The passage took me back to Thornton Wilder's play Our Town, when Emily gets to re-visit her life after she has died. She watches the quotidian life of her family and asks, "Do any human beings ever appreciate life while they live it--every, every minute?" It's the point of many great works of literature, one that bears countless repetitions, and Green's moving story is a worthy reiteration.

Monday, January 9, 2012

THIS BOY'S LIFE by Tobias Wolff

Wolff’s memoir of his nomadic, fatherless childhood searching for an identity and a future is hypnotically engaging.  In search of wealth and the right man, his divorced mother moved Toby, who renamed himself Jack, from Florida to Utah to Washington State, where she married Dwight, definitely the wrong man, especially for Jack. "I was bound to accept as my home a place I did not feel at home in,” he writes, “and to take as my father a man who was offended by my existence and would never stop questioning my right to it.”

Jack descends with no remorse into a delinquency that includes drinking, lying, stealing, destruction of property, and ultimately, submitting falsified documents to get into a private school. Without sparing the details of his misdeeds, the adult Wolff keeps us on the boy Jack’s side. I was halfway through the book before I realized that the pathetic bully Dwight wasn’t the only Bad Guy—just one old enough to know better, unlike his stepson. I thought of all the rebellious, unreachable boys I’d butted heads with as a teacher and understood Dwight’s frustration with this unlovable kid who was the price of getting the woman he wanted. Even a kinder, gentler stepfather might have failed to tame such a boy.
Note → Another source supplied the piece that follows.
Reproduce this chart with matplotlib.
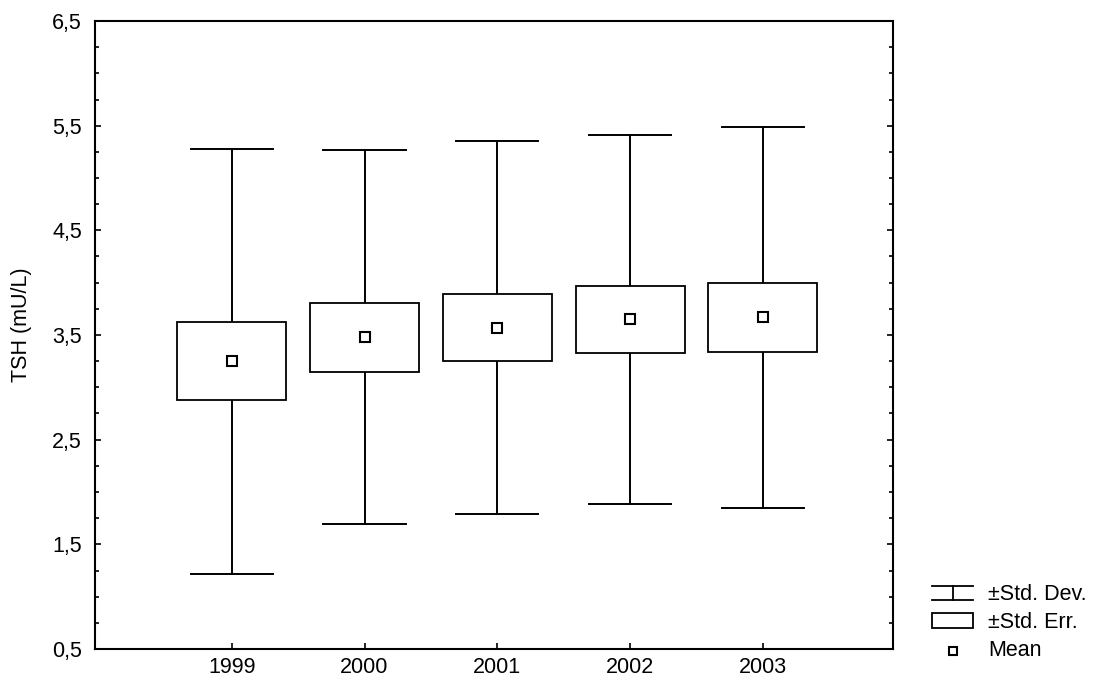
import matplotlib
matplotlib.use("Agg")
import matplotlib.pyplot as plt
from matplotlib.patches import Rectangle
from matplotlib.lines import Line2D
from matplotlib.ticker import MultipleLocator, FixedLocator

plt.rcParams['font.family'] = ['Liberation Sans', 'DejaVu Sans']

# TSH per year: mean, standard deviation, standard error
years = ["1999", "2000", "2001", "2002", "2003"]
means = [3.25, 3.48, 3.57, 3.65, 3.67]
sd = [2.03, 1.79, 1.78, 1.76, 1.82]
se = [0.37, 0.33, 0.32, 0.32, 0.33]

FS = 15.5
W, H = 1094, 681
fig = plt.figure(figsize=(W / 100, H / 100), dpi=100)
ax = fig.add_axes([95 / W, 1 - 649 / H, (893 - 95) / W, (649 - 21) / H])

box_w = 0.82
cap_w = 0.62
for i, (m, s, e) in enumerate(zip(means, sd, se)):
    # whiskers (+/- SD) from box edge to caps
    ax.plot([i, i], [m + e, m + s], color="black", lw=1.4)
    ax.plot([i, i], [m - s, m - e], color="black", lw=1.4)
    ax.plot([i - cap_w / 2, i + cap_w / 2], [m + s, m + s], color="black", lw=1.4)
    ax.plot([i - cap_w / 2, i + cap_w / 2], [m - s, m - s], color="black", lw=1.4)
    # +/- SE box
    ax.add_patch(Rectangle((i - box_w / 2, m - e), box_w, 2 * e,
                           facecolor="white", edgecolor="black", lw=1.3, zorder=3))
    # mean marker
    ax.plot(i, m, marker="s", ms=7, mfc="white", mec="black", mew=1.5, zorder=4)

ax.set_xlim(-1.03, 4.98)
ax.set_ylim(0.5, 6.5)
ax.xaxis.set_major_locator(FixedLocator(range(len(years))))
ax.set_xticklabels(years)
ax.yaxis.set_minor_locator(MultipleLocator(0.25))
ax.set_yticks([0.5, 1.5, 2.5, 3.5, 4.5, 5.5, 6.5])
ax.set_yticklabels(["0,5", "1,5", "2,5", "3,5", "4,5", "5,5", "6,5"])
ax.tick_params(axis="both", which="both", direction="in", labelsize=FS,
               width=1.2, right=True)
ax.tick_params(axis="y", which="major", length=4, pad=9.5)
ax.tick_params(axis="y", which="minor", length=3)
ax.tick_params(axis="x", which="major", length=4, pad=6)
for sp in ax.spines.values():
    sp.set_linewidth(1.5)

fig.text(22 / W, 1 - 325 / H, "TSH (mU/L)", rotation=90, fontsize=FS,
         ha="center", va="center")

# legend drawn in pixel space
lg = fig.add_axes([0, 0, 1, 1], facecolor="none")
lg.set_xlim(0, W)
lg.set_ylim(H, 0)
lg.axis("off")
lg.add_line(Line2D([932, 973], [586, 586], color="black", lw=1.3))
lg.add_line(Line2D([932, 973], [600, 600], color="black", lw=1.3))
lg.add_line(Line2D([953, 953], [586, 600], color="black", lw=1.3))
lg.text(988, 595, "±Std. Dev.", fontsize=FS, va="center")
lg.add_patch(Rectangle((932, 613), 41, 15, facecolor="white", edgecolor="black", lw=1.3))
lg.text(988, 623, "±Std. Err.", fontsize=FS, va="center")
lg.plot(953, 651, marker="s", ms=6, mfc="white", mec="black", mew=1.5)
lg.text(988, 651, "Mean", fontsize=FS, va="center")

fig.savefig("out.png", dpi=100)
But Wolff makes us understand that at the heart of a bad kid is the legitimate, if misguided, search for some kind of personal power. Watching World War II movies, Jack knew that “the point of the show was to celebrate the victory of goodness over evil….[But] the real point was to celebrate snappy uniforms and racy Mercedes staff cars and great marching, thousands of boots slamming down together,… to watch Stukas peel off and dive toward burning cities, tanks blowing holes in buildings, men with Lugers and dogs ordering people around. These shows instructed us further in the faith we were already beginning to hold: that victims are contemptible, no matter how much people pretend otherwise; that it is more fun to be inside than outside, to be arrogant than to be kind, to be with a crowd than to be alone.” That’s the trouble with being a victim, Wolff reminds us—it can make you want to be a bully.

Jack ultimately escapes to the private school he lied his way into, but can’t succeed there either and is eventually thrown out. He “wore himself out with raging” and then joined the army. Wolff ends the chronology there, Jack still unredeemed. But in the final passage he relives a nighttime ride with his friend Chuck. Believing they have broken free of their wrong-filled pasts and are on the lip of a limitless future, they break into song. “It was a good night to sing and we sang for all we were worth, as if we’d been saved.”

Jack/Toby grew up to be one of America’s most respected writers and teachers. I wish he would write a sequel; I want to know the details of the continued transformation from a powerless boy to a man who, having found himself, empowers others.